During Black Cobra's "Omniscient," two men become an army. A pounding drummer and a guitar player who shouts and scorns more than he sings sound exponentially bigger than any two people should. In fact, listen to the song, and I dare you to hear a musical limitation arising from the band's limited membership: Jason Landrian's low-strung axe crackles from the amplifier at a mid-level menace, taut enough to offer melodic guitar swivels but loose enough to supplement the rhythm section. Drummer Rafael Martinez plays with the pop and power of the double-drumming Melvins, his fills big and heavy at the bottom but fleet and fierce on top. When he shifts the song's tempo just before the midpoint, you'll swear a cavalry is pulling back on the reins.
Bonus points if you can spot the band's regional origins: Made of equal parts Southern metal royalty (Cavity) and California metal elite (Acid King), Black Cobra combines the force of the latter and the liquid sludge of the former. They grew up in Miami but call San Francisco home, which will make perfect sense by track's end.
INDEPENDENT WEEKLY: "Omniscient" is from your first record, Bestial. Were you and Jason still living on separate coasts then?

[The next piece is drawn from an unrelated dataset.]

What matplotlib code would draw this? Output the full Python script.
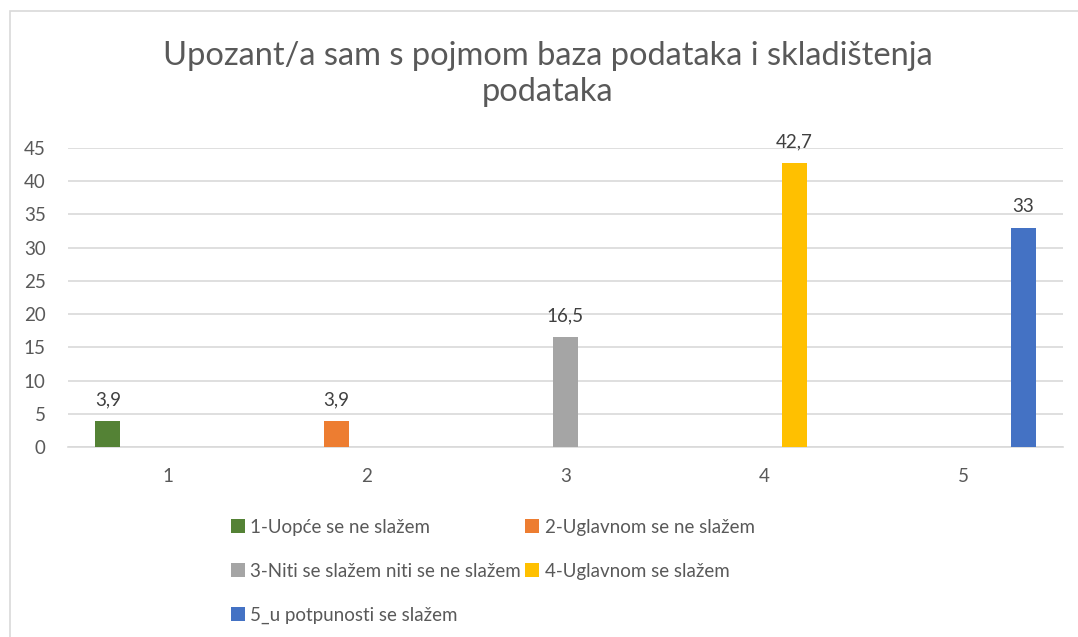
import numpy as np
import matplotlib
matplotlib.use("Agg")
from matplotlib import pyplot as plt
from matplotlib.patches import Rectangle

plt.rcParams['font.family'] = ['Lato', 'DejaVu Sans']

# podaci
categories = ["1", "2", "3", "4", "5"]
series_names = ["1-Uopće se ne slažem", "2-Uglavnom se ne slažem",
                "3-Niti se slažem niti se ne slažem", "4-Uglavnom se slažem",
                "5_u potpunosti se slažem"]
series_values = [3.9, 3.9, 16.5, 42.7, 33]
value_labels = ["3,9", "3,9", "16,5", "42,7", "33"]
colors = ["#548235", "#ED7D31", "#A5A5A5", "#FFC000", "#4472C4"]

txt = "#595959"

fig = plt.figure(figsize=(10.78, 6.37), dpi=100)
fig.patches.append(Rectangle((0.0095, -0.01), 1.2, 0.992, transform=fig.transFigure,
                             fill=False, edgecolor="#D9D9D9", linewidth=1.2))
ax = fig.add_axes([0.0631, 0.2983, 0.9229, 0.4694])

x = np.arange(len(categories))
slot = 0.15
width = 0.125
handles = []
for i, (name, val, lab, c) in enumerate(zip(series_names, series_values, value_labels, colors)):
    # svaka serija ima vrijednost samo u svojoj kategoriji
    vals = np.zeros(len(categories))
    vals[i] = val
    pos = x + (i - 2) * slot
    b = ax.bar(pos, vals, width=width, color=c, label=name, zorder=3)
    handles.append(b)
    ax.text(pos[i], val + 1.9, lab, ha="center", va="bottom", fontsize=13.5, color="#404040")

ax.set_xlim(-0.5, len(categories) - 0.5)
ax.set_ylim(0, 45)
ax.set_yticks(np.arange(0, 50, 5))
ax.set_xticks(x)
ax.set_xticklabels(categories)
ax.tick_params(axis="both", length=0, labelsize=13.5, labelcolor=txt)
ax.tick_params(axis="x", pad=15)
ax.tick_params(axis="y", pad=16)
ax.grid(axis="y", color="#D9D9D9", linewidth=1.2, zorder=0)
for s in ["top", "right", "left"]:
    ax.spines[s].set_visible(False)
ax.spines["bottom"].set_color("#D9D9D9")
ax.spines["bottom"].set_linewidth(1.2)

fig.suptitle("Upozant/a sam s pojmom baza podataka i skladištenja\npodataka",
             x=0.508, y=0.936, fontsize=23.5, color=txt, linespacing=1.25)

order = [0, 2, 4, 1, 3]
fig.legend([handles[k] for k in order], [series_names[k] for k in order],
           ncol=2, loc="upper left", bbox_to_anchor=(0.214, 0.186), frameon=False,
           fontsize=13.5, labelcolor=txt, handlelength=0.75, handleheight=0.75,
           handletextpad=0.3, columnspacing=0.2, labelspacing=1.45,
           borderaxespad=0, borderpad=0)

fig.savefig("out.png", dpi=100)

RAFAEL MARTINEZ: Yes. I was living in Los Angeles, and Jason was living in New York. We were still trading riffs through the mail and just through the phone. We would talk about things. I would record riffs and drumbeats and send them to Jason. The ideas he had, he would send them back to me. ... Little by little, we would piece things together. It was a very different sort of writing process, in that we didn't have a rush to finish things. We didn't give ourselves a deadline. A lot of times we would work on something, and we wouldn't touch it for weeks or months. I was touring a lot at the time with the band 16, playing bass. After that, I was touring with the band Acid King. I was touring a lot around the world, so that would sometimes let things sit. We would get back to it, and sometimes it would sound really fresh because we hadn't heard it in a while. We'd be busy just with our everyday life, so it was a different approach to writing. Eventually we had enough material for an album, so we decided to go for it.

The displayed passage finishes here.